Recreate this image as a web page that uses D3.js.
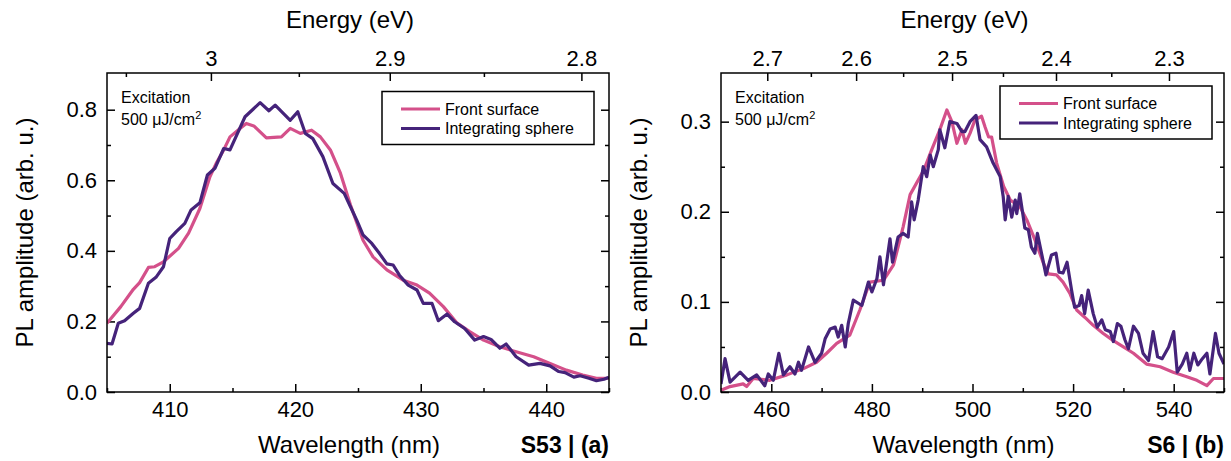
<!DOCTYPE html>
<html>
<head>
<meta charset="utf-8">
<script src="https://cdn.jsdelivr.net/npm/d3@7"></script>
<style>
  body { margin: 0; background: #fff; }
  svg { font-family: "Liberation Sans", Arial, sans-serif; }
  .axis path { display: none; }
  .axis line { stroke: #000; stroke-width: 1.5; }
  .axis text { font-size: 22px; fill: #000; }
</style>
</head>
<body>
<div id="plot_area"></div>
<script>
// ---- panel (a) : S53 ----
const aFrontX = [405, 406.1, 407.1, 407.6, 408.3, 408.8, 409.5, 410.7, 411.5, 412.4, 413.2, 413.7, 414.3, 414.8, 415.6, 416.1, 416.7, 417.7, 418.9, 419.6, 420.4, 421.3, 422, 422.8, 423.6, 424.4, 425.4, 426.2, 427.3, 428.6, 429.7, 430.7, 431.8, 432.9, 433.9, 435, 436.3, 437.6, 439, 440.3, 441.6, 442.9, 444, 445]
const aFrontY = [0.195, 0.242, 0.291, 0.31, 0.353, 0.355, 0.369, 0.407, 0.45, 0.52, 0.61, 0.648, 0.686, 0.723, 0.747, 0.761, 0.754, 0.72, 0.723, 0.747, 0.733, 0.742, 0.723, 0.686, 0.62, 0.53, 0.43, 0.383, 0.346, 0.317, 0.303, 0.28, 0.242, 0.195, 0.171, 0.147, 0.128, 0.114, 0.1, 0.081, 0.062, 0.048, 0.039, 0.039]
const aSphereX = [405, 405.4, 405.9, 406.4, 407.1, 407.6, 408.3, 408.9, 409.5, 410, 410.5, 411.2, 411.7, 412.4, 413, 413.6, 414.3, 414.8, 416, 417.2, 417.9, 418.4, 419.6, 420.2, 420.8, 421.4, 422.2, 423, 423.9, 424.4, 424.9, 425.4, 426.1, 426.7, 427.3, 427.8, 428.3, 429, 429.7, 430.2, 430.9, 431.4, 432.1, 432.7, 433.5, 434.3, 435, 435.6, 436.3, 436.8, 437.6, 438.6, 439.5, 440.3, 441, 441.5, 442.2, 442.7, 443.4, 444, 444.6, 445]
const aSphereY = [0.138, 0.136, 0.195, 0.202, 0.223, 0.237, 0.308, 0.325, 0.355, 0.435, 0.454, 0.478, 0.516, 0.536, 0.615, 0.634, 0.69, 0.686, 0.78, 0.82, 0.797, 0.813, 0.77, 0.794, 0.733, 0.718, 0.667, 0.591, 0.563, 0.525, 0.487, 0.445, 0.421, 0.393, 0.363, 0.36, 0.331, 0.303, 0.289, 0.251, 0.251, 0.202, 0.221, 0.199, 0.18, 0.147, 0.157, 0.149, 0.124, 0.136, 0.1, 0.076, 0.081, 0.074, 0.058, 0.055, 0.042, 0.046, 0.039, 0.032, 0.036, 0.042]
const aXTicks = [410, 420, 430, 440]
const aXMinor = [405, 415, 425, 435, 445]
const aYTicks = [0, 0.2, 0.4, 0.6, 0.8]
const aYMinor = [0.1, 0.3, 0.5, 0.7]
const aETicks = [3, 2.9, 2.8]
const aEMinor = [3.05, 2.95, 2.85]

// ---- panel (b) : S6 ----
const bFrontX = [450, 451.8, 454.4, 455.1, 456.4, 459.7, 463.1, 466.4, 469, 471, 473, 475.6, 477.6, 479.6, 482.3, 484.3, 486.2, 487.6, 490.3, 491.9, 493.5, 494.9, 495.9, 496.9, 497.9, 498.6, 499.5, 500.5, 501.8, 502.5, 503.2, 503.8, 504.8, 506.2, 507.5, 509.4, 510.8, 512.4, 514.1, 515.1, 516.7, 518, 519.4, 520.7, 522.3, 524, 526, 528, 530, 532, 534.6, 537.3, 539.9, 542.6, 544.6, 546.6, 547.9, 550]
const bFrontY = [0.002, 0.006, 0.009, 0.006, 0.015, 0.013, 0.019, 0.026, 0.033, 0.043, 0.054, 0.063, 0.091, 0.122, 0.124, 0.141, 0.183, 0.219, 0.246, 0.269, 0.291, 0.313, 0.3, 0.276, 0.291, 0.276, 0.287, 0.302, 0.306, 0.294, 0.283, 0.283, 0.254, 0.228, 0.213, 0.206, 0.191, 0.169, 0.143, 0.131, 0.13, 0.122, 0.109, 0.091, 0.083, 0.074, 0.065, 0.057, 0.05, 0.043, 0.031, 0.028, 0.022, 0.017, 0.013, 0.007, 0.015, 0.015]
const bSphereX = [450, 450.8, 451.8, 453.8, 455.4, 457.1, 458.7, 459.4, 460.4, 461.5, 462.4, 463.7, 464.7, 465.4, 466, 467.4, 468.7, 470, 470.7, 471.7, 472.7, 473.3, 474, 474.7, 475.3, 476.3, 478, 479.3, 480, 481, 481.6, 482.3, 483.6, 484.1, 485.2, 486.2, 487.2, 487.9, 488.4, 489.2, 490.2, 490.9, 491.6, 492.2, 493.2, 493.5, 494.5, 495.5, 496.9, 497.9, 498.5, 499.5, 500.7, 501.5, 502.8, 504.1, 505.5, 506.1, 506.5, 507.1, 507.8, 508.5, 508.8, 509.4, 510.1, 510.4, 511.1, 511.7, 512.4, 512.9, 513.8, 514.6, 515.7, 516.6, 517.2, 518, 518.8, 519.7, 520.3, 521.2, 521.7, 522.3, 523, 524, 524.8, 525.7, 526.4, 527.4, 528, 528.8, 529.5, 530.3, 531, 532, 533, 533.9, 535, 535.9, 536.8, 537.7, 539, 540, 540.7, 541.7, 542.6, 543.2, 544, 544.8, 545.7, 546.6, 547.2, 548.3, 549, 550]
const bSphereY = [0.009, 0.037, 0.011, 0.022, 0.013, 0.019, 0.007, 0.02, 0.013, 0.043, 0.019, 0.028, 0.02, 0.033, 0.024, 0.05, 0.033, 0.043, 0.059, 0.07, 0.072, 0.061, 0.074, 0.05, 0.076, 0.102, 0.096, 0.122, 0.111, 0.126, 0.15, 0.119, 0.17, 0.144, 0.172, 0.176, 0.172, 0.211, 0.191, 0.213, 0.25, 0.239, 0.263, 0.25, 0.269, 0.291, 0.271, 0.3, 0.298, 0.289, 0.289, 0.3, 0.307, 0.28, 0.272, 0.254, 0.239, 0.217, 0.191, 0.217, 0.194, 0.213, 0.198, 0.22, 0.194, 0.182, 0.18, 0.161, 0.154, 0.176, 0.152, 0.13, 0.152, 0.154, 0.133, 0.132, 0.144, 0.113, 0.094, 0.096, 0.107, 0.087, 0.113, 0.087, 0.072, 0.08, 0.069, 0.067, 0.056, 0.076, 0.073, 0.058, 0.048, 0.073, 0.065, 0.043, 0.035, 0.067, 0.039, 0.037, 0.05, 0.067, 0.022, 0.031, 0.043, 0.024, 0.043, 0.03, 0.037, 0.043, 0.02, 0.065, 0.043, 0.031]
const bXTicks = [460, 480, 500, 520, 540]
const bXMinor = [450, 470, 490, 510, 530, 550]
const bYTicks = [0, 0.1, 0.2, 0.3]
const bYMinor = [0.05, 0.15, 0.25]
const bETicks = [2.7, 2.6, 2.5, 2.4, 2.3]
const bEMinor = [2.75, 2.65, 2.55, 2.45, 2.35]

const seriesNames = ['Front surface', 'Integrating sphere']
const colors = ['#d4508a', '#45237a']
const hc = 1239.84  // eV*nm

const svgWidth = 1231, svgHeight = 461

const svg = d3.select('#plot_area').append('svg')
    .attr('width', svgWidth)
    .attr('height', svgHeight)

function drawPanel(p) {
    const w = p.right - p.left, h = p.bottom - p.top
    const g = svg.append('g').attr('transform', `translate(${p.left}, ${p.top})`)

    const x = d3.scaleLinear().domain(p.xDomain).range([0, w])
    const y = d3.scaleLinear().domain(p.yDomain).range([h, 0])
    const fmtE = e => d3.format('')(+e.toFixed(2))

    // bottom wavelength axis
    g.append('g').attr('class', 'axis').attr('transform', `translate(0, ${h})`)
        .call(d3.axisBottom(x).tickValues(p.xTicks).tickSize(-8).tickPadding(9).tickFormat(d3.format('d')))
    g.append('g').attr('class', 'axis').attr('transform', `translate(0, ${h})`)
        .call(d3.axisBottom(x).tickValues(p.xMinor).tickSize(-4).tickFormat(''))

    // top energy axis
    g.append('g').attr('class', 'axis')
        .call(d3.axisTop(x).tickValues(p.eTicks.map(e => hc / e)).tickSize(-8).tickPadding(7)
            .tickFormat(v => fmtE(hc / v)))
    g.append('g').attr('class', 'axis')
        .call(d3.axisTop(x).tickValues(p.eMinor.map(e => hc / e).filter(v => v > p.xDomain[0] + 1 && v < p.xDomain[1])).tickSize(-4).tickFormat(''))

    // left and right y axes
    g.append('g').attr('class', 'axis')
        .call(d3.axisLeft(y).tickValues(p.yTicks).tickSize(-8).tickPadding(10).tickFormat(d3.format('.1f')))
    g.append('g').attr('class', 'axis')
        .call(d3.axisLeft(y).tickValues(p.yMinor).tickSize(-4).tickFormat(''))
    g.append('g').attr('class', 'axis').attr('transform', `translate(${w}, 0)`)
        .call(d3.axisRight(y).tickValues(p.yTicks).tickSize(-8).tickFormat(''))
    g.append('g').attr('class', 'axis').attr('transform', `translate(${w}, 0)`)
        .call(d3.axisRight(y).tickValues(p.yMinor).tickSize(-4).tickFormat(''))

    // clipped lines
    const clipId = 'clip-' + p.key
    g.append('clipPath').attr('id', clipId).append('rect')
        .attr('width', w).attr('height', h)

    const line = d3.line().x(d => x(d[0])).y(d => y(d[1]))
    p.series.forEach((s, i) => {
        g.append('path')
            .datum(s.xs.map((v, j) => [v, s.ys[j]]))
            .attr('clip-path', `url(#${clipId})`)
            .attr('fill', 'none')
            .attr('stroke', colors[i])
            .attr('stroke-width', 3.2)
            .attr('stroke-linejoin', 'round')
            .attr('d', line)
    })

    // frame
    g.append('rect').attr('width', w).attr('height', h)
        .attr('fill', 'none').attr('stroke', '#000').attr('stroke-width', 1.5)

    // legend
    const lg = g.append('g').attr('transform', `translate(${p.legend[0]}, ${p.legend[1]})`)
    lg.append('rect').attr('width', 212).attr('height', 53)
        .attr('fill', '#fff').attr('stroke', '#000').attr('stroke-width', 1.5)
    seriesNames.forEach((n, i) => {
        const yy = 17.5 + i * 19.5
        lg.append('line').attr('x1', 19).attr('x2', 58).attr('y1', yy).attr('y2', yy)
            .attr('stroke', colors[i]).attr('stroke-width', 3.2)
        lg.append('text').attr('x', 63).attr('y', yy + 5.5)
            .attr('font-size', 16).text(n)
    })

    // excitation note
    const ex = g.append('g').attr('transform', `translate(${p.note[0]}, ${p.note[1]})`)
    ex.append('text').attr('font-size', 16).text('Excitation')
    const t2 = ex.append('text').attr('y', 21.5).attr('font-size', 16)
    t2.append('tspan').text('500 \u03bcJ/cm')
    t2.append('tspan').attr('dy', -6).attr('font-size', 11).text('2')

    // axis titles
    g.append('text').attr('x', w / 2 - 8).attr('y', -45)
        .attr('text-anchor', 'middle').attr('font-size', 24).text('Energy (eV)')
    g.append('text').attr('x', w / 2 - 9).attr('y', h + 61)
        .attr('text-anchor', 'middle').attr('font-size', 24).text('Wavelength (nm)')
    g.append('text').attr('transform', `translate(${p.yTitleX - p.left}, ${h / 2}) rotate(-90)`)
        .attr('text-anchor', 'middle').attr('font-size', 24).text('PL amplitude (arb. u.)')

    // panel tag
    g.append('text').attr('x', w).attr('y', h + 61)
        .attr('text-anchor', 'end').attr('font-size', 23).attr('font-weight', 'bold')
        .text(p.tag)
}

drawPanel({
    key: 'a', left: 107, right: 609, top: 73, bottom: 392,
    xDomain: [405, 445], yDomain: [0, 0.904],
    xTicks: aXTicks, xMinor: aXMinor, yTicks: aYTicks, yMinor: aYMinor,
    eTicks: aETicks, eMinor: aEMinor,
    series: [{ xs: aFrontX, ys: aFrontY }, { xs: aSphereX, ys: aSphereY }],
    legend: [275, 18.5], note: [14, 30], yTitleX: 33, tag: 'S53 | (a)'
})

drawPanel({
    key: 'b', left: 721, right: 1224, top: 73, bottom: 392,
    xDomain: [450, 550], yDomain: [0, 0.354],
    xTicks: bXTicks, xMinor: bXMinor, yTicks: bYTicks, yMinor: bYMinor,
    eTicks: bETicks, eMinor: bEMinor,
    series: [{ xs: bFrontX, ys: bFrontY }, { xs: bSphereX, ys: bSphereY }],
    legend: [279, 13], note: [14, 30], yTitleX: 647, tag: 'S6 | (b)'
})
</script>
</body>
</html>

——

--- DIRECTIONS FOR THIS TASK ---
Write out the lines from the start of the material to the line with "const aEMinor = [3.05, 2.95, 2.85]", inclusive and exactly. Skip the pictures.

--- ANSWER TO THIS TASK ---
Recreate this image as a web page that uses D3.js.
<!DOCTYPE html>
<html>
<head>
<meta charset="utf-8">
<script src="https://cdn.jsdelivr.net/npm/d3@7"></script>
<style>
  body { margin: 0; background: #fff; }
  svg { font-family: "Liberation Sans", Arial, sans-serif; }
  .axis path { display: none; }
  .axis line { stroke: #000; stroke-width: 1.5; }
  .axis text { font-size: 22px; fill: #000; }
</style>
</head>
<body>
<div id="plot_area"></div>
<script>
// ---- panel (a) : S53 ----
const aFrontX = [405, 406.1, 407.1, 407.6, 408.3, 408.8, 409.5, 410.7, 411.5, 412.4, 413.2, 413.7, 414.3, 414.8, 415.6, 416.1, 416.7, 417.7, 418.9, 419.6, 420.4, 421.3, 422, 422.8, 423.6, 424.4, 425.4, 426.2, 427.3, 428.6, 429.7, 430.7, 431.8, 432.9, 433.9, 435, 436.3, 437.6, 439, 440.3, 441.6, 442.9, 444, 445]
const aFrontY = [0.195, 0.242, 0.291, 0.31, 0.353, 0.355, 0.369, 0.407, 0.45, 0.52, 0.61, 0.648, 0.686, 0.723, 0.747, 0.761, 0.754, 0.72, 0.723, 0.747, 0.733, 0.742, 0.723, 0.686, 0.62, 0.53, 0.43, 0.383, 0.346, 0.317, 0.303, 0.28, 0.242, 0.195, 0.171, 0.147, 0.128, 0.114, 0.1, 0.081, 0.062, 0.048, 0.039, 0.039]
const aSphereX = [405, 405.4, 405.9, 406.4, 407.1, 407.6, 408.3, 408.9, 409.5, 410, 410.5, 411.2, 411.7, 412.4, 413, 413.6, 414.3, 414.8, 416, 417.2, 417.9, 418.4, 419.6, 420.2, 420.8, 421.4, 422.2, 423, 423.9, 424.4, 424.9, 425.4, 426.1, 426.7, 427.3, 427.8, 428.3, 429, 429.7, 430.2, 430.9, 431.4, 432.1, 432.7, 433.5, 434.3, 435, 435.6, 436.3, 436.8, 437.6, 438.6, 439.5, 440.3, 441, 441.5, 442.2, 442.7, 443.4, 444, 444.6, 445]
const aSphereY = [0.138, 0.136, 0.195, 0.202, 0.223, 0.237, 0.308, 0.325, 0.355, 0.435, 0.454, 0.478, 0.516, 0.536, 0.615, 0.634, 0.69, 0.686, 0.78, 0.82, 0.797, 0.813, 0.77, 0.794, 0.733, 0.718, 0.667, 0.591, 0.563, 0.525, 0.487, 0.445, 0.421, 0.393, 0.363, 0.36, 0.331, 0.303, 0.289, 0.251, 0.251, 0.202, 0.221, 0.199, 0.18, 0.147, 0.157, 0.149, 0.124, 0.136, 0.1, 0.076, 0.081, 0.074, 0.058, 0.055, 0.042, 0.046, 0.039, 0.032, 0.036, 0.042]
const aXTicks = [410, 420, 430, 440]
const aXMinor = [405, 415, 425, 435, 445]
const aYTicks = [0, 0.2, 0.4, 0.6, 0.8]
const aYMinor = [0.1, 0.3, 0.5, 0.7]
const aETicks = [3, 2.9, 2.8]
const aEMinor = [3.05, 2.95, 2.85]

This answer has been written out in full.